Musharraf felt there was more to gain by falling in line with the US. "We would be able to eliminate extremism from our society and flush out foreign terrorists in our midst. We had been victims of Taliban and al-Qaida and their associated groups for years."

Adverse reaction

But in reality the General was licking his wounded ego. He writes: "Needless to say I felt very frustrated by Armitage's remarks. It goes against the grain of a soldier not to be able to tell anyone giving him an ultimatum to go forth and multiply, or words to that effect." President Musharraf writes about being hedged in at home while aligning with the US in 2001. "The mullahs would certainly oppose joining the US. There would be an adverse reaction too in the NWFP. Sindh, Karachi and Balochistan would be lukewarm. The Punjabis would understand me."

9/11 attacks

Terming September 11, 2001 as the day that changed the world, Musharraf writes: "America was sure to react violently, like a wounded bear. If the perpetrator turned out to be al-Qaida, then that wounded bear would come charging straight towards us. Powell was quite candid: You are either with us or against us." Musharraf also writes about how US Deputy Secretary of State Richard Armitage warned Pakistan. "In what was to be the most undiplomatic statement ever made, Armitage added, if we chose the terrorists then we should be prepared to be bombed back to the Stone Age."

Al-Qaida suspects

In another startling revelation, President Musharraf in his book has apparently also said that CIA has secretly paid the Pakistan government millions of dollars for handing over hundreds of al-Qaida suspects to America. The US government has strict rules banning such reward payments to foreign powers involved in the war on terror. General Musharraf does not say how much the CIA gave in return for the 369 al-Qaida members that he ordered should be passed to the US.

India-Khan links

Musharraf made yet another claim that could make many in the Indian establishment very angry. He has claimed that India's uranium enrichment programme has connections with Pakistan's rogue nuclear scientist Dr A Q Khan. India's Department of Atomic Energy in its reaction said, "we developed our nuclear technology on the basis of indigenous research and development.

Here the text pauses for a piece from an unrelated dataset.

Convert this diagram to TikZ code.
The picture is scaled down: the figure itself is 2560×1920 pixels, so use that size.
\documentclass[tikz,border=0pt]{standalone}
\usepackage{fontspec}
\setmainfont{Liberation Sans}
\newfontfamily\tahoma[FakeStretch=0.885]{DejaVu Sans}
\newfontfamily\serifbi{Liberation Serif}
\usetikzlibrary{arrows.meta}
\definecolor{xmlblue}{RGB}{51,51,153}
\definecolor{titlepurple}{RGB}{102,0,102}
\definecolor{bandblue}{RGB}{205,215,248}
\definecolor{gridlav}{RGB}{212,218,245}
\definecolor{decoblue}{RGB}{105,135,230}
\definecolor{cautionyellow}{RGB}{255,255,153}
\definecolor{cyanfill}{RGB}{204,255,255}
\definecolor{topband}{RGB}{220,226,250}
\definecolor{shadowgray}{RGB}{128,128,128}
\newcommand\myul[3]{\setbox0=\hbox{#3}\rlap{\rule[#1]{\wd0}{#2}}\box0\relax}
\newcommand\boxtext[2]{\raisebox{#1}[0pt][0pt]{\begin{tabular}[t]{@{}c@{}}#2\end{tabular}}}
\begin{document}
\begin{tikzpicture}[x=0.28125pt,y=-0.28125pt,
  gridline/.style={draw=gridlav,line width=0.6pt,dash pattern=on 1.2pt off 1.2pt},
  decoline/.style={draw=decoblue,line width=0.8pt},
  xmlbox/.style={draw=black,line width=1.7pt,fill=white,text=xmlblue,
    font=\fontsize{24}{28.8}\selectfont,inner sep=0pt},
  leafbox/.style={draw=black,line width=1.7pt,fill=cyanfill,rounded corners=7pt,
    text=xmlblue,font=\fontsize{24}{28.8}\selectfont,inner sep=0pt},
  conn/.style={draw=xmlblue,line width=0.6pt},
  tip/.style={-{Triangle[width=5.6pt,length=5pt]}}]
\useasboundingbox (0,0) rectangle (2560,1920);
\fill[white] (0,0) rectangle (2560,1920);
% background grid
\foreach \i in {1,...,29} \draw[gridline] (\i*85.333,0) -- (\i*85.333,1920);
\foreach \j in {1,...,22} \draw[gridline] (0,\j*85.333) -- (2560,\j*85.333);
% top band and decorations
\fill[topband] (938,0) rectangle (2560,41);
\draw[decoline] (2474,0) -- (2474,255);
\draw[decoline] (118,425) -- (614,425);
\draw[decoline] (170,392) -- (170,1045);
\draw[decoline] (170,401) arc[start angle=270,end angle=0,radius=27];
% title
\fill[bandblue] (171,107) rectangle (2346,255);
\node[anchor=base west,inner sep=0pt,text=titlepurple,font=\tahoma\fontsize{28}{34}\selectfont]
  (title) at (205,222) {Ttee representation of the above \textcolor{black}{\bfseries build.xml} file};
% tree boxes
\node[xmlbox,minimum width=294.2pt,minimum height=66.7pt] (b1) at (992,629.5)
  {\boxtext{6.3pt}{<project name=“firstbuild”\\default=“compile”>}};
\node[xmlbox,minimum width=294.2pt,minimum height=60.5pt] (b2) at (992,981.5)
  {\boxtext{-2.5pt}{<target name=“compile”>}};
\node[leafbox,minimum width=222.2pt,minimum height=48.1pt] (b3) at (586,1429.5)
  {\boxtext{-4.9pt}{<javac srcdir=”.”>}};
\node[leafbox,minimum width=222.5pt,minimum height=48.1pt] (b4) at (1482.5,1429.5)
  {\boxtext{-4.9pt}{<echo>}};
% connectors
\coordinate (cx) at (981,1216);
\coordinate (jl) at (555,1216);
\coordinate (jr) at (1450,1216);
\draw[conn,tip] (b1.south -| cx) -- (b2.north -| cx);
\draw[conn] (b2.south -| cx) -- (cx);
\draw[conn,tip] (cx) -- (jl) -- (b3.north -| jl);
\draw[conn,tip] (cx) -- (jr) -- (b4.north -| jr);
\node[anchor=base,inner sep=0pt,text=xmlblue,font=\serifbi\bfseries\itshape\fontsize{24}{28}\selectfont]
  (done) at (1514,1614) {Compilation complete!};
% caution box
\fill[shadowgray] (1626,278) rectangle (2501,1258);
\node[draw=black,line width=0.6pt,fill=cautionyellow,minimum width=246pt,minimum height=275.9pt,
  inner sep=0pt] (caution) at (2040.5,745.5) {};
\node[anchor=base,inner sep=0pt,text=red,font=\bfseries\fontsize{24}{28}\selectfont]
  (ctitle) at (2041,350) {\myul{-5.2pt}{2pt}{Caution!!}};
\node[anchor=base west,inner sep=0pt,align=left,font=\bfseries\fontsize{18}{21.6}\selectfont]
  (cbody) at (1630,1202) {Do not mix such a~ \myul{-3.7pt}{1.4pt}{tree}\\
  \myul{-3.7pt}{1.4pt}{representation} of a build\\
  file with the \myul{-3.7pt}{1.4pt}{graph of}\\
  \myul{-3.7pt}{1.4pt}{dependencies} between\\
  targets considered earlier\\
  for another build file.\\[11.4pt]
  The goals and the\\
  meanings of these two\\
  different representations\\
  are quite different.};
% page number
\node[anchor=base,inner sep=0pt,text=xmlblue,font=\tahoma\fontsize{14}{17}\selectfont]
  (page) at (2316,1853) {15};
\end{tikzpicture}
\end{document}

Musharraf has written in his memoirs:

In early 1999 I started seeing the first signs of some suspicious activities by Dr AQ Khan. I was concerned that Dr Khan might have been involved in illicit activities prior to March 2001, but I strongly believe that we have now ensured that he could not get away with anything more, and that once he was removed, the problem would stop. I was wrong. Khan carried out secret nuclear transfers to Libya, Iran, North Korea and other countries.

In September 2003 CIA Director George Tenet showed Musharraf a detailed blueprint of Pakistan's P-1 centrifuge that had been seized from Khan's nuclear network. Investigations revealed that AQ Khan had started his activities as far back as 1987 primarily with Iran. In 1994-95 Dr AQ Khan had ordered the manufacture of 200 P-1 centrifuges that had been discarded by Pakistan in the mid-80s.

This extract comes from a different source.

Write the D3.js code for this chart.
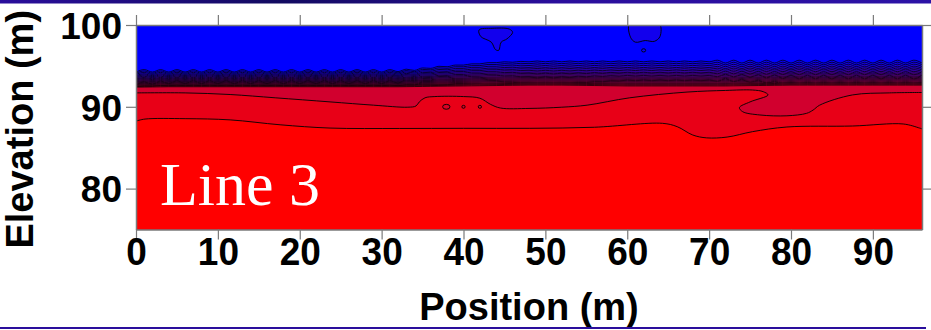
<!DOCTYPE html>
<html>
<head>
<meta charset="utf-8">
<script src="https://cdn.jsdelivr.net/npm/d3@7"></script>
<style>
  body { margin: 0; background: #fff; }
  svg { display: block; }
</style>
</head>
<body>
<svg id="chart" width="931" height="330"></svg>
<script>
// ---- data (position m, elevation m) ----
const xTicks = [0, 10, 20, 30, 40, 50, 60, 70, 80, 90];
const yTicks = [80, 90, 100];

// first contour under the pure blue layer, every metre (scalloped)
const blueBasePos = d3.range(0, 97);
const blueBase = [
  94.25, 94.55, 94.25, 94.55, 94.25, 94.55, 94.25, 94.55, 94.25, 94.55, 94.25, 94.55, 94.25, 94.55, 94.25, 94.55,
  94.25, 94.55, 94.25, 94.55, 94.25, 94.55, 94.25, 94.55, 94.25, 94.55, 94.25, 94.55, 94.25, 94.55, 94.25, 94.55,
  94.3, 94.6, 94.45, 94.75, 94.7, 94.95, 94.9, 95.1, 95.1, 95.25, 95.25, 95.4, 95.4, 95.5, 95.45, 95.55, 95.5,
  95.6, 95.5, 95.6, 95.5, 95.6, 95.5, 95.6, 95.5, 95.6, 95.5, 95.6, 95.5, 95.6, 95.5, 95.6, 95.5, 95.6, 95.5, 95.6, 95.5, 95.6, 95.5,
  95.7, 95.35, 95.7, 95.35, 95.7, 95.35, 95.7, 95.35, 95.7, 95.35, 95.7, 95.35, 95.7, 95.35, 95.7, 95.35, 95.7, 95.35, 95.7, 95.35,
  95.7, 95.35, 95.7, 95.35, 95.7, 95.35
];
// last contour of the dense transition zone
const transitionPos = [0, 4, 8, 12, 16, 20, 24, 28, 32, 36, 40, 44, 48, 52, 56, 60, 64, 68, 72, 76, 80, 84, 88, 92, 96];
const transitionBase = [92.4, 92.45, 92.45, 92.45, 92.45, 92.45, 92.45, 92.45, 92.45, 92.5, 92.55, 92.6, 92.65, 92.65, 92.6, 92.55, 92.55, 92.55, 92.55, 92.6, 92.65, 92.65, 92.65, 92.65, 92.65];
// relative depth of each contour inside the transition zone and its level (0 = blue, 1 = red)
const transitionDepth = [0, 0.08, 0.16, 0.24, 0.31, 0.38, 0.45, 0.51, 0.57, 0.63, 0.68, 0.73, 0.78, 0.83, 0.88, 0.92, 0.96, 1];
const transitionLevel = [0.04, 0.08, 0.12, 0.16, 0.2, 0.25, 0.3, 0.35, 0.4, 0.45, 0.5, 0.55, 0.6, 0.65, 0.7, 0.74, 0.78, 0.82];

// contour between crimson band and lower band (traced as a path, folds back twice)
const lineB = [[0, 91.7], [6, 91.7], [11.5, 91.5], [17, 91.1], [23.7, 90.6], [29, 90.2], [33.2, 89.95], [34.2, 90.1],
  [34.6, 90.6], [35.3, 91.1], [36.5, 91.25], [40, 91.25], [42, 91.05], [43.3, 90.3], [44.5, 89.85], [48, 89.8],
  [52, 89.95], [55.1, 90.2], [60.3, 91.1], [67.3, 91.8], [72, 92.0], [75.3, 92.05],
  [76.6, 91.85], [77.2, 91.45], [75, 90.6], [73.7, 89.9], [74.1, 89.4], [76.2, 89.0], [79.5, 88.9], [81.9, 89.2],
  [82.7, 89.6], [83.5, 90.2], [87.5, 91.45], [92, 91.7], [96, 91.75]];
const lineBLevel = 0.91;
// contour above the pure red region
const lineC = [[0, 88.25], [1.1, 88.5], [6, 88.55], [11.5, 88.4], [17.6, 87.8], [23.7, 87.4], [32.2, 87.35], [40, 87.37], [48.1, 87.37],
  [56, 87.5], [64.3, 87.98], [66.1, 87.57], [68, 86.55], [69.7, 86.2], [72.2, 86.3], [75.3, 86.96], [79.5, 87.53],
  [87.5, 87.65], [93.7, 87.9], [95.7, 87.4], [96, 87.3]];
const lineCLevel = 1;

// small closed contours
const lobeA = [[41.9, 99.4], [43.5, 99.6], [45.6, 99.5], [46.0, 99.1], [45.3, 98.3], [44.6, 97.9], [44.3, 96.9], [43.9, 97.0], [43.4, 97.9], [42.1, 98.6]];
const lobeB = [[60.3, 100.2], [63.9, 100.2], [64.0, 98.6], [63.3, 98.0], [62.2, 98.1], [61.0, 97.9], [60.4, 98.5]];
const lobeLevel = 0.07;
// [position, elevation, half-width m, half-height m, level]
const dots = [[37.9, 90.0, 0.45, 0.3, 0.86], [40.0, 90.0, 0.2, 0.18, 0.86], [42.0, 90.0, 0.2, 0.18, 0.86], [62.0, 96.9, 0.25, 0.2, 0.04]];

const svg = d3.select('#chart');
const W = 931, H = 330;
const margin = { left: 136, top: 25, right: 9, bottom: 100.5 };
const plotW = W - margin.left - margin.right;
const plotH = H - margin.top - margin.bottom;

const x = d3.scaleLinear().domain([0, 96]).range([margin.left, margin.left + plotW]);
const y = d3.scaleLinear().domain([75, 100]).range([margin.top + plotH, margin.top]);
const color = d3.interpolateRgb('#0000ff', '#ff0000');
const transitionAt = d3.scaleLinear().domain(transitionPos).range(transitionBase);

// top banner and bottom rule
const defs = svg.append('defs');
const grad = defs.append('linearGradient').attr('id', 'band');
grad.append('stop').attr('offset', '0%').attr('stop-color', '#2a0e9c');
grad.append('stop').attr('offset', '30%').attr('stop-color', '#120a60');
grad.append('stop').attr('offset', '60%').attr('stop-color', '#2a0e9c');
grad.append('stop').attr('offset', '100%').attr('stop-color', '#2c12a6');
svg.append('rect').attr('x', 0).attr('y', 0).attr('width', W).attr('height', 3.5).attr('fill', 'url(#band)');

defs.append('clipPath').attr('id', 'plot')
  .append('rect').attr('x', x(0)).attr('y', y(100)).attr('width', plotW).attr('height', plotH);

const g = svg.append('g').attr('clip-path', 'url(#plot)');

// base blue layer
g.append('rect').attr('x', x(0)).attr('y', y(100)).attr('width', plotW).attr('height', plotH).attr('fill', color(0));

const area = d3.area().curve(d3.curveMonotoneX).x(d => x(d[0])).y0(y(74)).y1(d => y(d[1]));
const line = d3.line().curve(d3.curveMonotoneX).x(d => x(d[0])).y(d => y(d[1]));
const strokeW = 0.75;

// transition zone contours
transitionDepth.forEach((f, k) => {
  const pts = blueBasePos.map((p, i) => [p, blueBase[i] + (transitionAt(p) - blueBase[i]) * f]);
  g.append('path').attr('d', area(pts)).attr('fill', color(transitionLevel[k]));
  g.append('path').attr('d', line(pts)).attr('fill', 'none').attr('stroke', '#000').attr('stroke-width', strokeW);
});

// traced contours (may fold back, so close the polygon through the bottom corners)
const path = d3.line().curve(d3.curveCatmullRom.alpha(0.5)).x(d => x(d[0])).y(d => y(d[1]));
function traced(pts, level) {
  g.append('path').attr('d', path(pts) + 'L' + x(96.5) + ',' + y(74) + 'L' + x(-0.5) + ',' + y(74) + 'Z')
    .attr('fill', color(level));
  g.append('path').attr('d', path(pts)).attr('fill', 'none').attr('stroke', '#000').attr('stroke-width', strokeW + 0.15);
}
traced(lineB, lineBLevel);
traced(lineC, lineCLevel);

const closed = d3.line().curve(d3.curveCatmullRomClosed.alpha(0.5)).x(d => x(d[0])).y(d => y(d[1]));
[lobeA, lobeB].forEach(pts => {
  g.append('path').attr('d', closed(pts)).attr('fill', color(lobeLevel)).attr('stroke', '#000').attr('stroke-width', strokeW + 0.15);
});
const k = x(1) - x(0);
g.selectAll('ellipse.dot').data(dots).join('ellipse')
  .attr('cx', d => x(d[0])).attr('cy', d => y(d[1]))
  .attr('rx', d => d[2] * k).attr('ry', d => d[3] * k)
  .attr('fill', d => color(d[4])).attr('stroke', '#000').attr('stroke-width', strokeW + 0.15);

// label inside the plot
svg.append('text').attr('x', 160).attr('y', 205)
  .attr('font-family', '"Liberation Serif", "Times New Roman", serif')
  .attr('font-size', 62).attr('fill', '#fff').text('Line 3');

// axes on all four sides
const axisColor = '#7a7a7a';
function styleAxis(sel, size) {
  sel.selectAll('path.domain').attr('stroke', axisColor).attr('stroke-width', 1.5);
  sel.selectAll('.tick line').attr('stroke', axisColor).attr('stroke-width', 1.2);
  sel.selectAll('.tick text').attr('fill', '#000')
    .attr('font-family', '"Liberation Sans", Arial, sans-serif')
    .attr('font-weight', 'bold').attr('font-size', size || 37);
}
// bottom labels are slightly taller in the original, stretch them a little
svg.append('g').attr('transform', `translate(0,${y(75)})`)
  .call(d3.axisBottom(x).tickValues(xTicks).tickSize(10).tickSizeOuter(0))
  .call(styleAxis, 37)
  .call(s => s.selectAll('.tick text').attr('y', 0).attr('dy', 0)
    .attr('transform', 'translate(0,35.5) scale(1,1.07)'));
svg.append('g').attr('transform', `translate(0,${y(100)})`)
  .call(d3.axisTop(x).tickValues(xTicks).tickSize(10).tickSizeOuter(0).tickFormat(''))
  .call(styleAxis);
svg.append('g').attr('transform', `translate(${x(0)},0)`)
  .call(d3.axisLeft(y).tickValues(yTicks).tickSize(10).tickSizeOuter(0).tickPadding(4))
  .call(styleAxis, 37)
  .call(s => s.selectAll('.tick text').attr('dy', '0.36em'));
svg.append('g').attr('transform', `translate(${x(96)},0)`)
  .call(d3.axisRight(y).tickValues(yTicks).tickSize(10).tickSizeOuter(0).tickFormat(''))
  .call(styleAxis);

// axis titles
svg.append('text').attr('x', (x(0) + x(96)) / 2).attr('y', 320)
  .attr('text-anchor', 'middle')
  .attr('font-family', '"Liberation Sans", Arial, sans-serif')
  .attr('font-weight', 'bold').attr('font-size', 38).text('Position (m)');
svg.append('text').attr('transform', `translate(33,${(y(75) + y(100)) / 2 + 2}) rotate(-90)`)
  .attr('text-anchor', 'middle')
  .attr('font-family', '"Liberation Sans", Arial, sans-serif')
  .attr('font-weight', 'bold').attr('font-size', 38).text('Elevation (m)');

svg.append('rect').attr('x', 0).attr('y', 327).attr('width', 926).attr('height', 2).attr('fill', '#2a0e9c');
</script>
</body>
</html>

These had been dispatched to Dubai for onward distribution. Dr Khan was running a very personalized underground network of technology transfers around the world with his base in Dubai. The irony is that the Dubai-based network had employed several Indians, some of whom have since vanished. There is strong probability that the genesis of the Indian uranium enrichment programme may also have its roots in the Dubai-based network and could be a copy of the Pakistani centrifuge design. This has also been recently alluded to by an eminent US non-proliferation analyst.

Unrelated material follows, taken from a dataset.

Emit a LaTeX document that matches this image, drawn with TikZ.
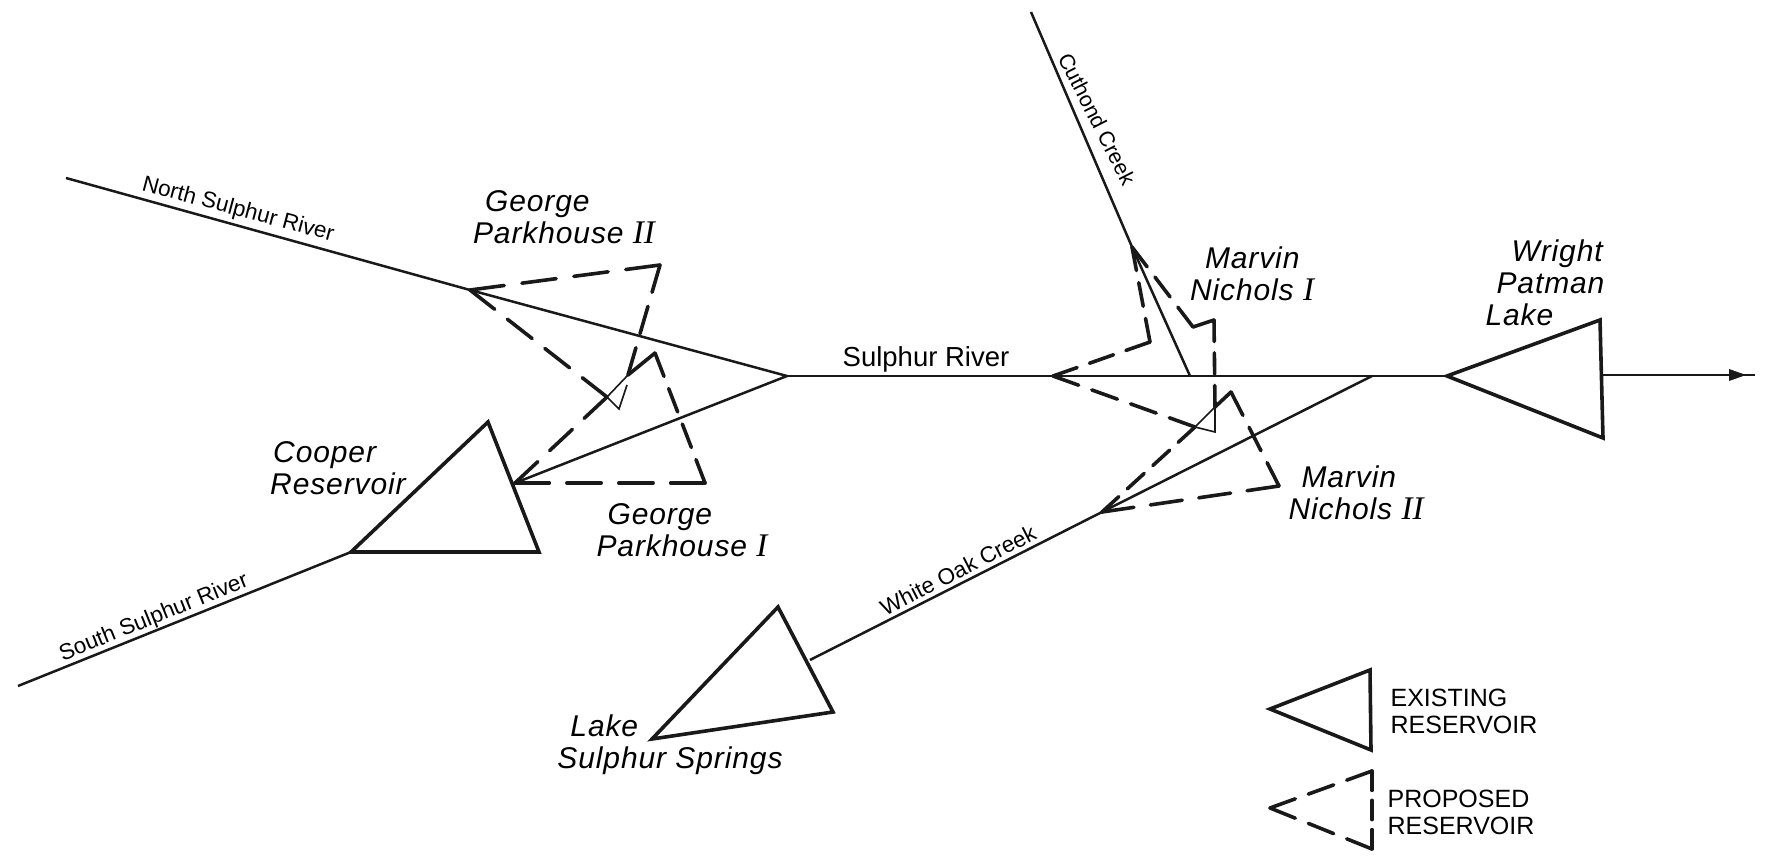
\documentclass[tikz,border=0pt]{standalone}
\usepackage{fontspec}
\usetikzlibrary{calc}
\setmainfont{Liberation Sans}
\newfontfamily\itf[LetterSpace=3]{Liberation Sans Italic}
\newfontfamily\romf{Liberation Serif Italic}
\newcommand\romn[1]{{\fontsize{33}{32}\selectfont\romf #1}}
% a dashed edge of #3 dashes which begins and ends with a dash
\newcommand\dedge[3]{\foreach \i in {1,...,#3}{\draw[propl] ($(#1)!{(\i-1)/(#3-0.34)}!(#2)$) -- ($(#1)!{(\i-0.34)/(#3-0.34)}!(#2)$);}}
\begin{document}
\begin{tikzpicture}[x=1pt,y=-1pt,line join=miter,
  river/.style={line width=2.5pt,black!90},
  heavy/.style={line width=3.6pt,black!90},
  propl/.style={line width=3.6pt,black!90,line cap=round},
  thinl/.style={line width=1.6pt,black!90},
  lbl/.style={font=\fontsize{30}{32}\selectfont\itf,align=left,inner sep=0pt},
  rlbl/.style={font=\fontsize{22.5}{24}\selectfont,inner sep=0pt},
  lgd/.style={font=\fontsize{25}{27}\selectfont,align=left,inner sep=0pt}]
\useasboundingbox (0,0) rectangle (1765,864);
% points
\coordinate (ns) at (66,178);
\coordinate (gA) at (470,290);
\coordinate (j) at (787,376);
\coordinate (gB) at (660,265);
\coordinate (gC) at (619,409);
\coordinate (gD) at (607,397);
\coordinate (gE) at (627,385);
\coordinate (gF) at (628,375);
\coordinate (hA) at (515,483);
\coordinate (hB) at (655,353);
\coordinate (hC) at (705,483);
\coordinate (cT) at (488,422);
\coordinate (cL) at (351,552);
\coordinate (cR) at (539,552);
\coordinate (ss) at (18,686);
\coordinate (cu) at (1031,12);
\coordinate (mA) at (1132,247);
\coordinate (mR) at (1190,376);
\coordinate (mL) at (1053,376);
\coordinate (mK) at (1150,342);
\coordinate (mS) at (1193,327);
\coordinate (mT) at (1214,320);
\coordinate (mC) at (1215,432);
\coordinate (mD) at (1195,427);
\coordinate (mE) at (1215,407);
\coordinate (nA) at (1102,512);
\coordinate (nB) at (1231,392);
\coordinate (nC) at (1279,486);
\coordinate (wj) at (1372,376);
\coordinate (lT) at (778,607);
\coordinate (lR) at (833,712);
\coordinate (lL) at (652,739);
\coordinate (lm) at (810,660);
\coordinate (wA) at (1447,376);
\coordinate (wT) at (1600,320);
\coordinate (wB) at (1603,438);
\coordinate (wm) at (1601,375);
\coordinate (out) at (1755,375);
\coordinate (t1) at (1729,369);
\coordinate (t2) at (1746,375);
\coordinate (t3) at (1729,381);
\coordinate (eA) at (1270,709);
\coordinate (eB) at (1370,670);
\coordinate (eC) at (1371,750);
\coordinate (pA) at (1270,808);
\coordinate (pB) at (1372,771);
\coordinate (pC) at (1372,849);
% rivers
\draw[river] (ns) -- (gA) -- (j) -- (hA);
\draw[river] (j) -- (wA);
\draw[river] (ss) -- (cL);
\draw[river] (cu) -- (mA) -- (mR);
\draw[river] (wj) -- (nA) -- (lm);
\draw[river] (wm) -- (out);
\fill[black!90] (t1) -- (t2) -- (t3) -- cycle;
% existing reservoirs
\draw[heavy] (cT) -- (cL) -- (cR) -- cycle;
\draw[heavy] (lT) -- (lR) -- (lL) -- cycle;
\draw[heavy] (wA) -- (wT) -- (wB) -- cycle;
\draw[heavy] (eA) -- (eB) -- (eC) -- cycle;
% George Parkhouse II
\dedge{gA}{gB}{4}
\dedge{gB}{gF}{3}
\dedge{gA}{gD}{4}
\draw[thinl] (gD) -- (gC) -- (gE);
% George Parkhouse I
\dedge{hA}{gD}{3}
\draw[thinl] (gD) -- (gF);
\dedge{gF}{hB}{1}
\dedge{hB}{hC}{4}
\dedge{hC}{hA}{4}
% Marvin Nichols I
\dedge{mA}{mK}{3}
\dedge{mK}{mL}{3}
\dedge{mA}{mS}{3}
\dedge{mS}{mT}{1}
\dedge{mT}{mE}{3}
\dedge{mL}{mD}{4}
\draw[thinl] (mD) -- (mC) -- (mE);
% Marvin Nichols II
\dedge{nA}{mD}{4}
\draw[thinl] (mD) -- (mE);
\dedge{mE}{nB}{1}
\dedge{nB}{nC}{3}
\dedge{nC}{nA}{4}
% legend dashed
\dedge{pA}{pB}{3}
\dedge{pA}{pC}{3}
\dedge{pB}{pC}{3}
% labels
\node[lbl] (gp2) at (564,217) {\hspace{12pt}George\\Parkhouse \romn{II}};
\node[lbl] (gp1) at (682,530) {\hspace{11pt}George\\Parkhouse \romn{I}};
\node[lbl] (cr) at (338,468) {\hspace{3pt}Cooper\\Reservoir};
\node[lbl] (mn1) at (1252,274) {\hspace{15pt}Marvin\\Nichols \romn{I}};
\node[lbl] (mn2) at (1356,493) {\hspace{13pt}Marvin\\Nichols \romn{II}};
\node[lbl] (wp) at (1545,283) {\hspace{26pt}Wright\\\hspace{11pt}Patman\\Lake};
\node[lbl] (ls) at (670,745) {\hspace{13pt}Lake\\Sulphur Springs};
\node[font=\fontsize{27.5}{29}\selectfont,inner sep=0pt] (sr) at (926,359) {Sulphur River};
\node[rlbl,rotate=-15] (nsr) at (238,210) {North Sulphur River};
\node[rlbl,rotate=22] (ssr) at (154,618) {South Sulphur River};
\node[rlbl,rotate=27] (wo) at (958,570) {White Oak Creek};
\node[rlbl,rotate=-63,font=\fontsize{21.5}{24}\selectfont] (cc) at (1097,119) {Cuthond Creek};
\node[lgd] (le) at (1464,711) {EXISTING\\RESERVOIR};
\node[lgd] (lp) at (1461,812) {PROPOSED\\RESERVOIR};
\end{tikzpicture}
\end{document}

The chapter on nuclear proliferation describes in detail how Khan built his nuclear proliferation network with bases in Dubai and Europe - from 1975 when he first offered his services to Pakistan till March 2001 when he retired as chairman of Khan Research Laboratories. Accusations that India's nuclear programme was based on Pakistan's could very well have ramifications on the Indo-Pak peace process, if included in the published version of Musharraf's memoirs."